The Economy is Good, Maybe Too Good
Inflationary Pressures Build, Interest Rates Rise
The story of the economy has been akin to a Cadillac meeting a series of jolting potholes. It’s an uncomfortable ride, but the vehicle continues to progress, and it’s not clear whether or not any of the road imperfections are producing lasting damage. If one were to spend one’s time watching the news, they would be pounded by news of chemical warfare, late-night bombings, tariffs on steel and aluminum, a burgeoning trade war between the world’s two largest economies, frequent terrorist attacks, domestic investigations, and a general landscape of turmoil. This deluge of unsettling news would appear to be enough to soften economic performance.
But to date, there’s little evidence that all this negativity has done much damage to the economy. Here’s what we know as of early spring 2018. Even with all the ups and downs recently, the U.S. economy has added jobs for an incredible 90 months. This is an unprecedented winning streak. On top of that, since employment bottomed out in February 2010, the nation has added approximately 18.7 million new jobs. As of April 2018, total U.S. nonfarm employment was 148,424,000, with 164,000 net new jobs added that month.
Unemployment declined in April 2018 to 3.9 percent, the first time since December 2000 that unemployment has been below the 4 percent threshold. However, unemployment has declined recently in part due to a shrinking labor force participation rate, which as of this writing stands at a lackluster 62.8 percent.
Recent declines in labor force participation are unnerving. With America boasting a record 6.55 million available job openings, labor force participation should be rising. The fact that labor force participation has been declining strongly suggests that human capital shortages will continue to worsen, and that implies faster wage growth (fine), more inflation (not so good), and higher interest rates (problematic for many). Average hourly earnings for all private nonfarm employees rose 4 cents in April, from $26.80 to $26.84. Over the last twelve months, average hourly earnings rose by 2.6 percent (67 cents).
This dynamic of rising wages, inflation, and interest rates may be the one that will ultimately undo the current economic expansion, now on the verge of beginning its 10th year.
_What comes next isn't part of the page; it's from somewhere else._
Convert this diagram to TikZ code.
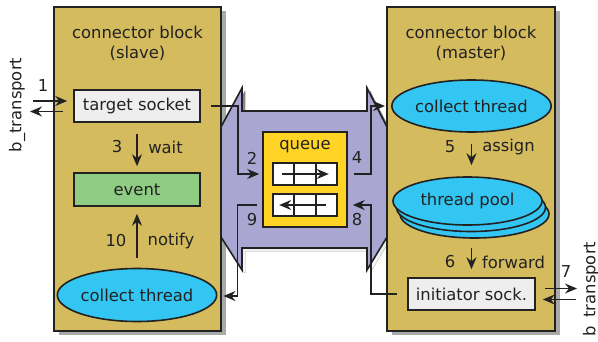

Higher interest rates are not good for many asset prices, including the inflated asset prices of stocks, bonds, and commercial real estate. Inflation is emerging from a number of sources, including apartment rents, home prices, gasoline, steel, aluminum, softwood lumber, healthcare, tuition, and of course rising borrowing costs.
For now, the U.S. economic expansion remains firmly in place, with a combination of momentum, tax cuts, global money supply, and confidence propelling the U.S. economy forward. America’s economy expanded 2.3 percent last year after growing 1.5 percent the previous year. The International Monetary Fund forecasts American growth at 2.9 percent this year.
Economic headwinds are building. However, a combination of recently enacted tax cuts, consumer and business confidence, positive wealth effects attributable to the performance of financial and housing markets, a stronger global economy, and accommodative global monetary policy should position 2018 to be the best year for economic performance in America since 2005.
Thereafter, risks may expand. The Federal Reserve will continue to push rates higher as inflation becomes increasingly apparent. The fragility of the U.S. economic expansion will increase in 2019 and Sage continues to forecast a recession around 2020/2021 along with many other forecasters.